The biscuit is simple, quick and easy to make with a great crunch and a sweet, smooth taste. The rich chocolate dipped side complete with vibrant crushed pistachios not only makes these biscuits really look something special but also makes them taste out of this world! The flavour and texture combinations work like a dream - every mouthful will fill you with joy. These cookies are gluten free, suitable for vegans and don't contain any refined sugar, making them suitable for the whole family!
Why not get in the kitchen and make these wonderful biscuits for your loved ones this Easter?
Ingredients (makes 8-10)
- 120g buckwheat flour
- 50g ground almonds
- 6 tbsp maple syrup
- 2 tbsp ground linseed (flaxseed) (mixed with 6 tbsp water)

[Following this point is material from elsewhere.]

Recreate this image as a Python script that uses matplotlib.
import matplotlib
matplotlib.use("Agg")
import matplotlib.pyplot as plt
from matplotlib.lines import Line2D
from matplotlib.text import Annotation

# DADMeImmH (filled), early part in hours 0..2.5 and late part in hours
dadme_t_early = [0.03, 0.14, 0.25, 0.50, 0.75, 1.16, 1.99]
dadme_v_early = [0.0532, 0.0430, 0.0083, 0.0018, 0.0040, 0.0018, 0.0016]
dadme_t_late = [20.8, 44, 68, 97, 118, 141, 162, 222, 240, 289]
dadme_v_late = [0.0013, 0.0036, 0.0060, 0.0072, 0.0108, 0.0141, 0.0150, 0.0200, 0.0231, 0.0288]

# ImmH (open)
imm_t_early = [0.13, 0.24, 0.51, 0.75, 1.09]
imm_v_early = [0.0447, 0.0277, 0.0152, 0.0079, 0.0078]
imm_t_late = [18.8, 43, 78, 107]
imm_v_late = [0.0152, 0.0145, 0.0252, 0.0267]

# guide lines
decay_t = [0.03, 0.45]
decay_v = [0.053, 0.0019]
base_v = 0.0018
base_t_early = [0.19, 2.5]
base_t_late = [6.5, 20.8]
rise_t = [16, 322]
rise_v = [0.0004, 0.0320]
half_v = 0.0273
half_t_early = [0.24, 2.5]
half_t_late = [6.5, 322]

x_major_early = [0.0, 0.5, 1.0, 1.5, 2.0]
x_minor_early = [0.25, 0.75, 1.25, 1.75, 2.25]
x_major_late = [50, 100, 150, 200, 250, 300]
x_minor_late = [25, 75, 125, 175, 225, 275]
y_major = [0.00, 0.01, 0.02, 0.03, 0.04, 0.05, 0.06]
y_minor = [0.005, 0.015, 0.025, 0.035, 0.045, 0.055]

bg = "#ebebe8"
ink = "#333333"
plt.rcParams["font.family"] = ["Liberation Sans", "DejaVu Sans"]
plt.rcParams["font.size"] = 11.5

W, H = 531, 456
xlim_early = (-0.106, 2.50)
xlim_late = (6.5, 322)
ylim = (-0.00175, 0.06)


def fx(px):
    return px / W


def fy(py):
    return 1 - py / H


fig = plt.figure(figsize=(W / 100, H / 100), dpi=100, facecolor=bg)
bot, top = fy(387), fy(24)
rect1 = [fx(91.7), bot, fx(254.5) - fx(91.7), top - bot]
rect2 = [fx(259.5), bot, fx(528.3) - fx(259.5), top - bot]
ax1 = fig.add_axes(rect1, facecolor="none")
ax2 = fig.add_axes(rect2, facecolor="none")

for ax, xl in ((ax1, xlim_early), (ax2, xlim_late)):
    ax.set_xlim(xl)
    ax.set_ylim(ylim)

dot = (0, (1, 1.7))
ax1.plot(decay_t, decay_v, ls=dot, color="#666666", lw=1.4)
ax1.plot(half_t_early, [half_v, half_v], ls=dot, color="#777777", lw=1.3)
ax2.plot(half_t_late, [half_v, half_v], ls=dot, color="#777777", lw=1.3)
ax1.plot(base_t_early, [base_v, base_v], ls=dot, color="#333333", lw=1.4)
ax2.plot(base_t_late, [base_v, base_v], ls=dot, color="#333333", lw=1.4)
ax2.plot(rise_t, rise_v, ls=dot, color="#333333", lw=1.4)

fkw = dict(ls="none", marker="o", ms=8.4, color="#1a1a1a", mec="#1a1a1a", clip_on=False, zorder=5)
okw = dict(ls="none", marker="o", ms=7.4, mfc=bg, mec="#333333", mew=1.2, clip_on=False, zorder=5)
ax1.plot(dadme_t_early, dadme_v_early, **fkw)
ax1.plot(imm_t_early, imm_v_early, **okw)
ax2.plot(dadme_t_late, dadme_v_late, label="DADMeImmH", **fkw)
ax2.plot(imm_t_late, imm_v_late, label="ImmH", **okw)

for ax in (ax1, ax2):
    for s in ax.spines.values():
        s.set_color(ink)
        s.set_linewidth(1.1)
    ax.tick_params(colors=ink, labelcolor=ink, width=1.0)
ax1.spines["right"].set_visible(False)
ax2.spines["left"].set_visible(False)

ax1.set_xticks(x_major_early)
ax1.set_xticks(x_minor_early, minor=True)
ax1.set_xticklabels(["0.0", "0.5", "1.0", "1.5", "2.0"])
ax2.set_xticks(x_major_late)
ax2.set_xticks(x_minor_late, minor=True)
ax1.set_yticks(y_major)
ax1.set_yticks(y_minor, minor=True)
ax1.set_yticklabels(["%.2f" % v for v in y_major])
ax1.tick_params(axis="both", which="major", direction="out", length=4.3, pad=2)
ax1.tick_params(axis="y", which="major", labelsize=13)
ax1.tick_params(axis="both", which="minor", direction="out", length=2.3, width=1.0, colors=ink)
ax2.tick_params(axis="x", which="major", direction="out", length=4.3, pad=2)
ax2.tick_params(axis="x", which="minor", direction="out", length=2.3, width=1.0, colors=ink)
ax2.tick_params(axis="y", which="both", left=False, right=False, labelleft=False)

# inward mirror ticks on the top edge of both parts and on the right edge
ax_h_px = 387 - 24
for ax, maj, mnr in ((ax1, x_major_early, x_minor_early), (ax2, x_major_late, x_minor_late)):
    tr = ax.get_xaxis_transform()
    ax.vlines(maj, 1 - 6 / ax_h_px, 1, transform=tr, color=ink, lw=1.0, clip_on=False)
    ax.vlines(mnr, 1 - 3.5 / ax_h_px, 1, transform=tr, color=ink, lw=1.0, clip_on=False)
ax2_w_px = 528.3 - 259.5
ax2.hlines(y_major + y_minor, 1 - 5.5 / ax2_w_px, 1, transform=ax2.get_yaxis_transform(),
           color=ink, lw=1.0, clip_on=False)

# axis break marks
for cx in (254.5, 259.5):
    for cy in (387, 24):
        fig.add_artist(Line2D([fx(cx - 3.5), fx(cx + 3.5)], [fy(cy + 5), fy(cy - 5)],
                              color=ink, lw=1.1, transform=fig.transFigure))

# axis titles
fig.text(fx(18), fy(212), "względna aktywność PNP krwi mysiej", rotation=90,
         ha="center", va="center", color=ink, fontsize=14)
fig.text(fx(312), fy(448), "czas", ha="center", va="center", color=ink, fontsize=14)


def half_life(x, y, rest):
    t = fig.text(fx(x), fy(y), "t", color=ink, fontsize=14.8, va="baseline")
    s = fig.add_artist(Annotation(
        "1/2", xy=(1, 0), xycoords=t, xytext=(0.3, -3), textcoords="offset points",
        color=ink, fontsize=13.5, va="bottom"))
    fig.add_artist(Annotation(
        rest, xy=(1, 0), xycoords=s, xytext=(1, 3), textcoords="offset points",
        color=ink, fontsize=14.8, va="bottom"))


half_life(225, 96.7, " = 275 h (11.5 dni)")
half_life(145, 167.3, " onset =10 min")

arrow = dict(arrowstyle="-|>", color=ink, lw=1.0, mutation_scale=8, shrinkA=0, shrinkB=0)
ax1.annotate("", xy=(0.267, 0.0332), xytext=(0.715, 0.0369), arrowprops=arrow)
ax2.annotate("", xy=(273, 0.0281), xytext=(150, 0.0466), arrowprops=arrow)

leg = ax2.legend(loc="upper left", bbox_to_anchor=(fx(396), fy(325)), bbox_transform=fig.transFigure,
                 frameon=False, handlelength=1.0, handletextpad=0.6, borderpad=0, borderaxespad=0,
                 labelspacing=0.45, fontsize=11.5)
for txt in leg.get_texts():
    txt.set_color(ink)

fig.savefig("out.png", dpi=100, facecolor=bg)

- 2 tbsp melted coconut oil
- 3 tbsp water
- 1 tsp vanilla extract
- 100g dark chocolate
- 50g pistachios- chopped
- Pre-heat the oven to 150 degrees C.
- Combine the flaxseed with the water and leave to thicken up for 5 minutes.

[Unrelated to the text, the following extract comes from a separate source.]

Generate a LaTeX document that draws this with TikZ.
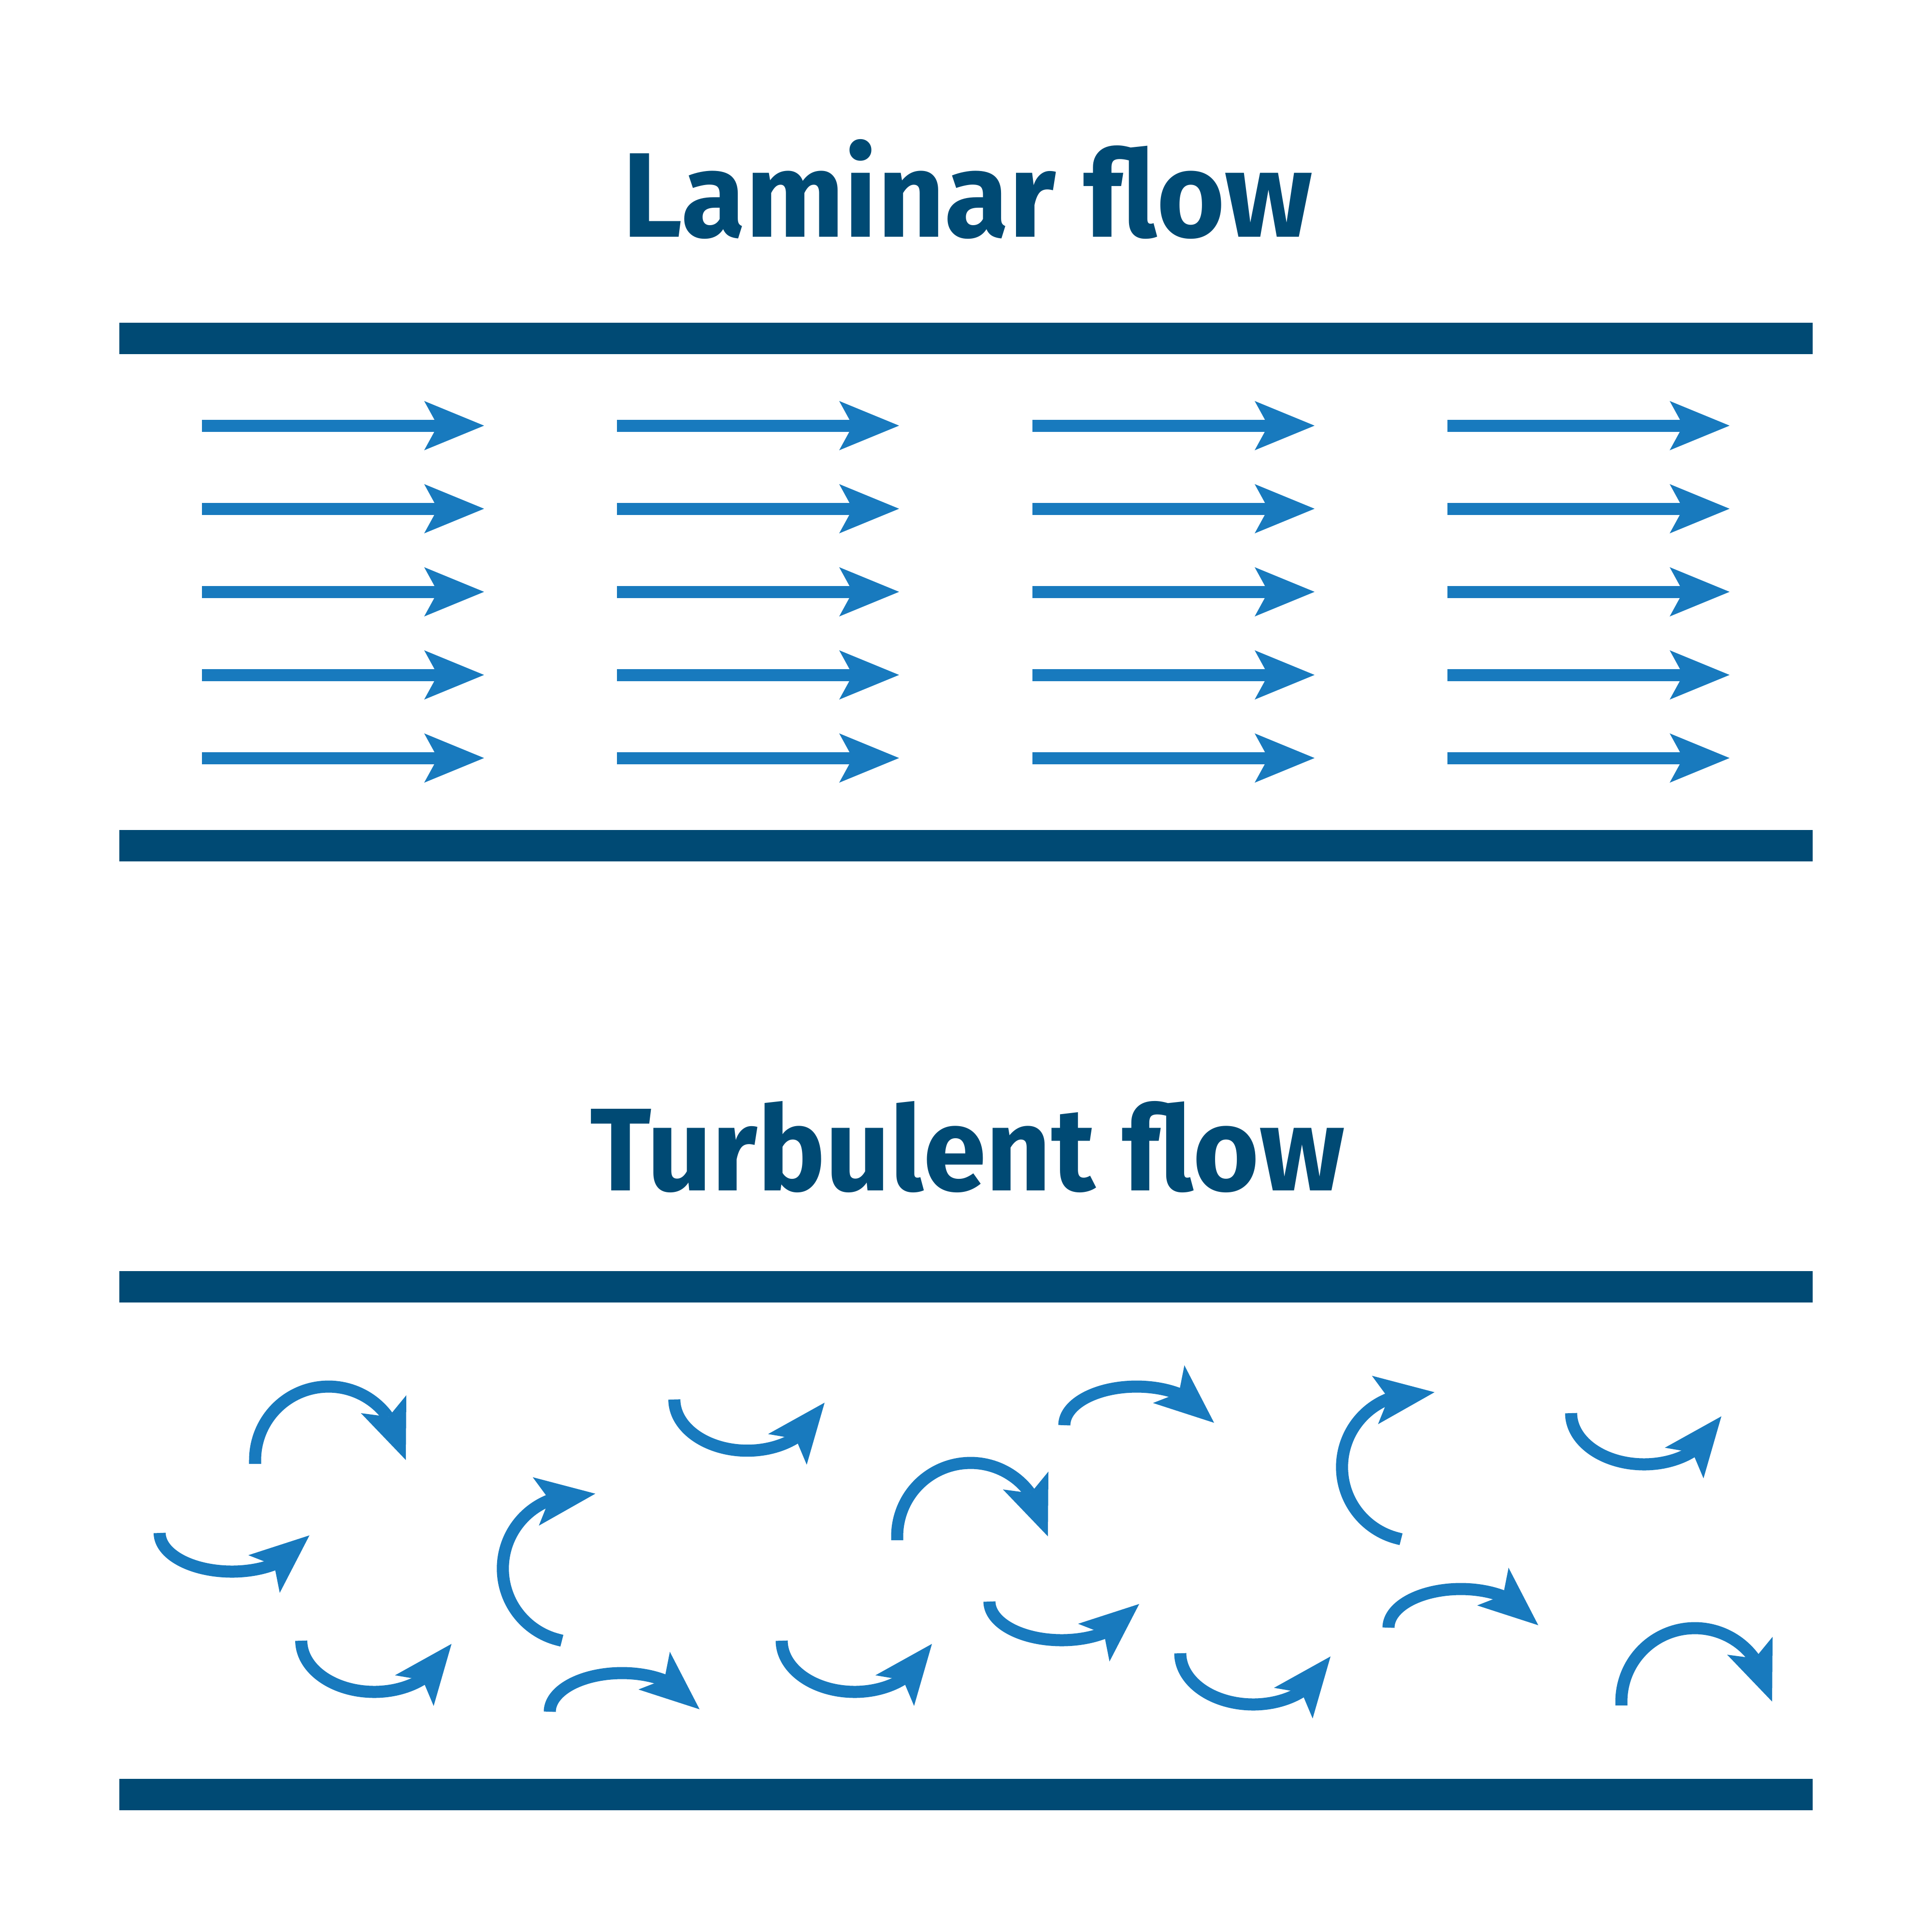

- Add the flour and ground almonds to a mixing bowl followed by the maple syrup, melted coconut oil, water, vanilla and now thickened with flaxseed mixture. Mix well until a dough forms.
- Roll the dough out to about 3cm thickness. TOP TIP - roll between two sheets of cling film to avoid sticking. Cut into fun Easter shapes using cookie cutters and place on a lined baking tray.
- Bake in the oven for 10-12 minutes or until golden brown. Allow the biscuits to cool.
- Melt the chocolate in a saucepan over a low heat, then dip the biscuits into the melted chocolate so they're half covered. Sprinkle chopped pistachios over the chocolate when it's still melted.
- Place the biscuits into the fridge for 30 minutes so the chocolate sets then keep in an airtight container and consume with 4 days.